Wednesday, August 27

Onward and Upward

I am so happy to be feeling more positive the last few days; I think it took me a while to shake the troubling discussion I had with my doctor last week. What I did to come out of my funk was to write about it in the form of several God letters, telling Him what I was concerned about and asking for His help in getting past how down I was feeling. On top of that I have decided to stop trying to figure out what exactly is wrong with me. For years I have been trying to find the perfect answer to why I wasn't well, and even more so, why I was still sick. I have realized that all I can do is ask for my Higher Powers Guidance, and then do as I feel I am being directed. I can't afford to get caught up in what ifs, whys, how's, and the big one: what is the ANSWER to all of this? The other thing that I am working on, which I feel will be a big help with my illness and my outlook, is letting go of the idea that this is all my fault. That I have attracted the Fibromyalgia and the Cardiomyopathy into my life because I don't have my shit together. I have also found myself upset at the thought that I have chosen to be sick because I can't or won't deal with life on life's terms.

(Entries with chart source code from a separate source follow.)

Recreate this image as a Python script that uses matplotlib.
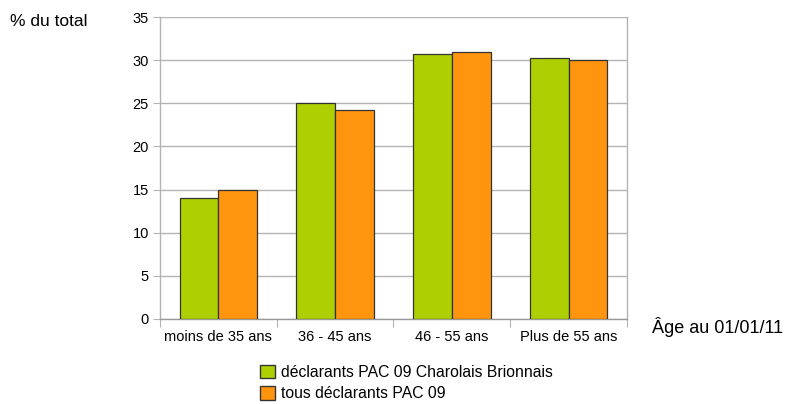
import numpy as np
import matplotlib.pyplot as plt
from matplotlib.patches import Patch

plt.rcParams['font.family'] = ['Liberation Sans', 'DejaVu Sans']

categories = ['moins de 35 ans', '36 - 45 ans', '46 - 55 ans', 'Plus de 55 ans']
charolais = [14.0, 25.0, 30.7, 30.2]
tous = [14.9, 24.2, 30.9, 30.0]
series_names = ['déclarants PAC 09 Charolais Brionnais', 'tous déclarants PAC 09']

green = '#aecf00'
orange = '#ff950e'
grid_col = '#b3b3b3'

fig = plt.figure(figsize=(7.86, 4.04), dpi=100)
ax = fig.add_axes([0.2036, 0.2104, 0.594, 0.7475])

x = np.arange(len(categories))
w = 0.333
ax.bar(x - w / 2, charolais, w, color=green, edgecolor='#333333', linewidth=0.9, zorder=3)
ax.bar(x + w / 2, tous, w, color=orange, edgecolor='#333333', linewidth=0.9, zorder=3)

ax.set_xlim(-0.5, len(categories) - 0.5)
ax.set_ylim(0, 35)
ax.set_yticks(np.arange(0, 36, 5))
ax.yaxis.grid(True, color=grid_col, linewidth=1, zorder=0)

# boundaries between categories get the tick marks, names sit in between
ax.set_xticks(np.arange(-0.5, len(categories), 1))
ax.set_xticklabels([])
ax.set_xticks(x, minor=True)
ax.set_xticklabels(categories, minor=True, fontsize=10.5)
ax.tick_params(axis='x', which='minor', length=0, pad=8)
ax.tick_params(axis='x', which='major', length=6, color=grid_col, direction='out')
ax.tick_params(axis='y', length=5, color=grid_col, labelsize=10.5, pad=3)

ax.spines['top'].set_visible(False)
for s in ['left', 'right', 'bottom']:
    ax.spines[s].set_color(grid_col)
    ax.spines[s].set_linewidth(1)
ax.spines['bottom'].set_color('#999999')

fig.text(10 / 786, 1 - 21 / 404, '% du total', fontsize=12.5, va='center', ha='left')
fig.text(652 / 786, 1 - 327 / 404, 'Âge au 01/01/11', fontsize=13, va='center', ha='left')

handles = [Patch(facecolor=green, edgecolor='#333333'), Patch(facecolor=orange, edgecolor='#333333')]
fig.legend(handles, series_names, loc='upper left', bbox_to_anchor=(252 / 786, 1 - 357 / 404),
           frameon=False, fontsize=11.3, handlelength=0.95, handleheight=0.95,
           handletextpad=0.4, labelspacing=0.4, borderpad=0)

fig.savefig('out.png', dpi=100)
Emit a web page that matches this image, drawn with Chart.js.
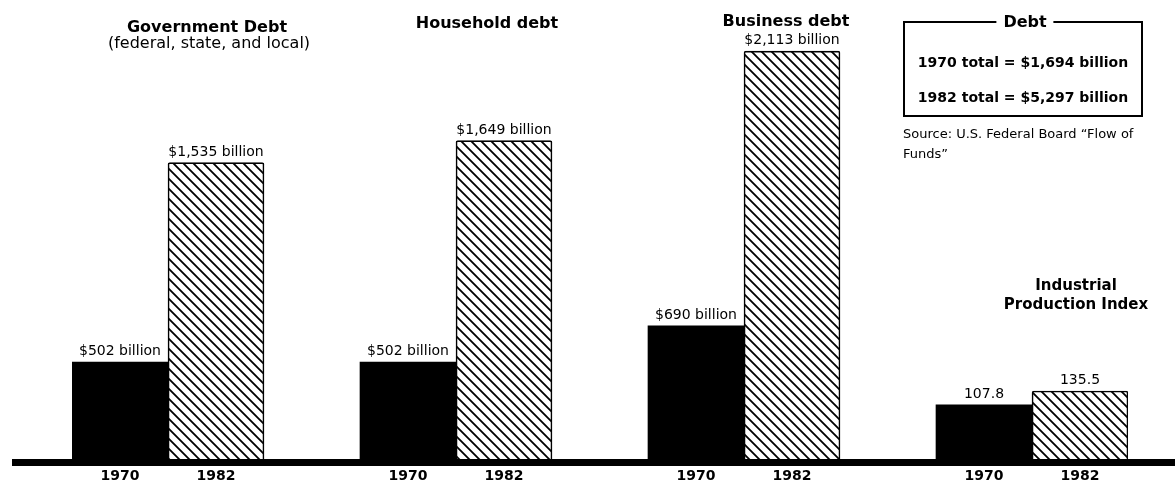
<!DOCTYPE html>
<html>
<head>
<meta charset="utf-8">
<script src="https://cdn.jsdelivr.net/npm/chart.js"></script>
<style>
  html, body { margin: 0; padding: 0; background: #fff; }
  #wrap { position: relative; width: 1175px; height: 488px; overflow: hidden; font-family: "DejaVu Sans", sans-serif; color: #000; }
  #wrap canvas { position: absolute; left: 0; top: 0; }
  .txt { position: absolute; white-space: nowrap; transform: translateX(-50%); }
  .left { transform: none; }
  #legendBox { position: absolute; left: 903px; top: 21px; width: 240px; height: 96px; border: 2px solid #000; box-sizing: border-box; }
</style>
</head>
<body>
<div id="wrap">
  <canvas id="debtChart" width="1175" height="488"></canvas>
  <div id="legendBox"></div>
</div>
<script>
// --- data ---
const years = ['1970', '1982'];
const debtGroups = ['Government Debt', 'Household debt', 'Business debt'];
const debt1970 = [502, 502, 690];      // billions of dollars
const debt1982 = [1535, 1649, 2113];
const ipiValues = [107.8, 135.5];      // Industrial Production Index, 1970 / 1982
const totals = ['1970 total = $1,694 billion', '1982 total = $5,297 billion'];
const sourceLines = ['Source: U.S. Federal Board \u201cFlow of', 'Funds\u201d'];

// --- build the 11 slots: 1970, 1982, gap, ... ---
const slotLabels = [];
const d70 = [], d82 = [], i70 = [], i82 = [];
debtGroups.forEach((g, k) => {
  slotLabels.push(years[0], years[1], '');
  d70.push(debt1970[k], null, null);
  d82.push(null, debt1982[k], null);
  i70.push(null, null, null);
  i82.push(null, null, null);
});
slotLabels.push(years[0], years[1]);
d70.push(null, null); d82.push(null, null);
i70.push(ipiValues[0], null); i82.push(null, ipiValues[1]);

function hatch() {
  const s = 10;
  const c = document.createElement('canvas');
  c.width = s; c.height = s;
  const g = c.getContext('2d');
  g.fillStyle = '#fff';
  g.fillRect(0, 0, s, s);
  g.strokeStyle = '#000';
  g.lineWidth = 1.8;
  g.beginPath();
  g.moveTo(0, 0); g.lineTo(s, s);
  g.moveTo(-2, s - 2); g.lineTo(2, s + 2);
  g.moveTo(s - 2, -2); g.lineTo(s + 2, 2);
  g.stroke();
  return g.createPattern(c, 'repeat');
}
const hatchFill = hatch();

// value labels above bars + thick baseline
const valueLabels = {
  id: 'valueLabels',
  afterDatasetsDraw(chart) {
    const ctx = chart.ctx;
    const a = chart.chartArea;
    ctx.save();
    ctx.fillStyle = '#000';
    ctx.fillRect(12, a.bottom, chart.width - 12, 7);
    ctx.font = '14px "DejaVu Sans"';
    ctx.textAlign = 'center';
    ctx.textBaseline = 'alphabetic';
    chart.data.datasets.forEach((ds, i) => {
      const meta = chart.getDatasetMeta(i);
      meta.data.forEach((bar, j) => {
        const v = ds.data[j];
        if (v == null) return;
        const txt = ds.yAxisID === 'y2' ? v.toFixed(1) : '$' + v.toLocaleString('en-US') + ' billion';
        ctx.fillText(txt, bar.x, bar.y - 7);
      });
    });
    ctx.restore();
  }
};

const solid = { backgroundColor: '#000', borderWidth: 0 };
const hatched = { backgroundColor: hatchFill, borderColor: '#000', borderWidth: 1.6, borderSkipped: 'bottom', borderRadius: 2 };

new Chart(document.getElementById('debtChart'), {
  type: 'bar',
  data: {
    labels: slotLabels,
    datasets: [
      Object.assign({ label: 'Debt 1970', data: d70, yAxisID: 'y' }, solid),
      Object.assign({ label: 'Debt 1982', data: d82, yAxisID: 'y' }, hatched),
      Object.assign({ label: 'Index 1970', data: i70, yAxisID: 'y2' }, solid),
      Object.assign({ label: 'Index 1982', data: i82, yAxisID: 'y2' }, hatched)
    ]
  },
  options: {
    responsive: false,
    animation: false,
    skipNull: true,
    categoryPercentage: 1,
    barPercentage: 1,
    layout: { padding: { left: 72, right: 47, top: 10, bottom: 3 } },
    plugins: { legend: { display: false }, tooltip: { enabled: false }, title: { display: false } },
    scales: {
      x: {
        grid: { display: false, drawTicks: false },
        border: { display: false },
        afterFit: (scale) => { scale.height = 26; },
        ticks: { autoSkip: false, maxRotation: 0, padding: 9, color: '#000', font: { family: 'DejaVu Sans', size: 14, weight: 'bold' } }
      },
      y: { display: false, min: 0, max: 2326 },
      y2: { display: false, min: 0, max: 895 }
    }
  },
  plugins: [valueLabels]
});

// --- titles, legend box, source (real text) ---
const wrap = document.getElementById('wrap');
function putText(txt, x, baseline, size, bold, parent, left) {
  const d = document.createElement('div');
  d.className = 'txt' + (left ? ' left' : '');
  d.textContent = txt;
  d.style.fontSize = size + 'px';
  d.style.lineHeight = size + 'px';
  d.style.fontWeight = bold ? 'bold' : 'normal';
  d.style.top = (baseline - 0.846 * size) + 'px';
  d.style.left = x + 'px';
  (parent || wrap).appendChild(d);
  return d;
}
putText(debtGroups[0], 207, 33, 16, true);
putText('(federal, state, and local)', 209, 49, 16, false);
putText(debtGroups[1], 487, 29, 16, true);
putText(debtGroups[2], 786, 26.5, 16, true);
putText('Industrial', 1076, 291, 15, true);
putText('Production Index', 1076, 310, 15, true);

const t = putText('Debt', 1025, 28, 16, true);
t.style.background = '#fff';
t.style.padding = '0 7px';
putText(totals[0], 1023, 67, 14, true);
putText(totals[1], 1023, 102, 14, true);
putText(sourceLines[0], 903, 138, 13, false, wrap, true);
putText(sourceLines[1], 903, 158, 13, false, wrap, true);
</script>
</body>
</html>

Even if that is the case, all I can do is ask for the help in getting past it and growing so that I can allow health and wellness back into my life. I know that the Universe is always sending me complete wellness, and it's my job to let go of old thoughts and beliefs that block it from coming in clearing out my illnesses.
One final note: I have faith that the more work I do to change my beliefs and my need to be sick, the faster I will be back to my old self: whole, complete, and perfect!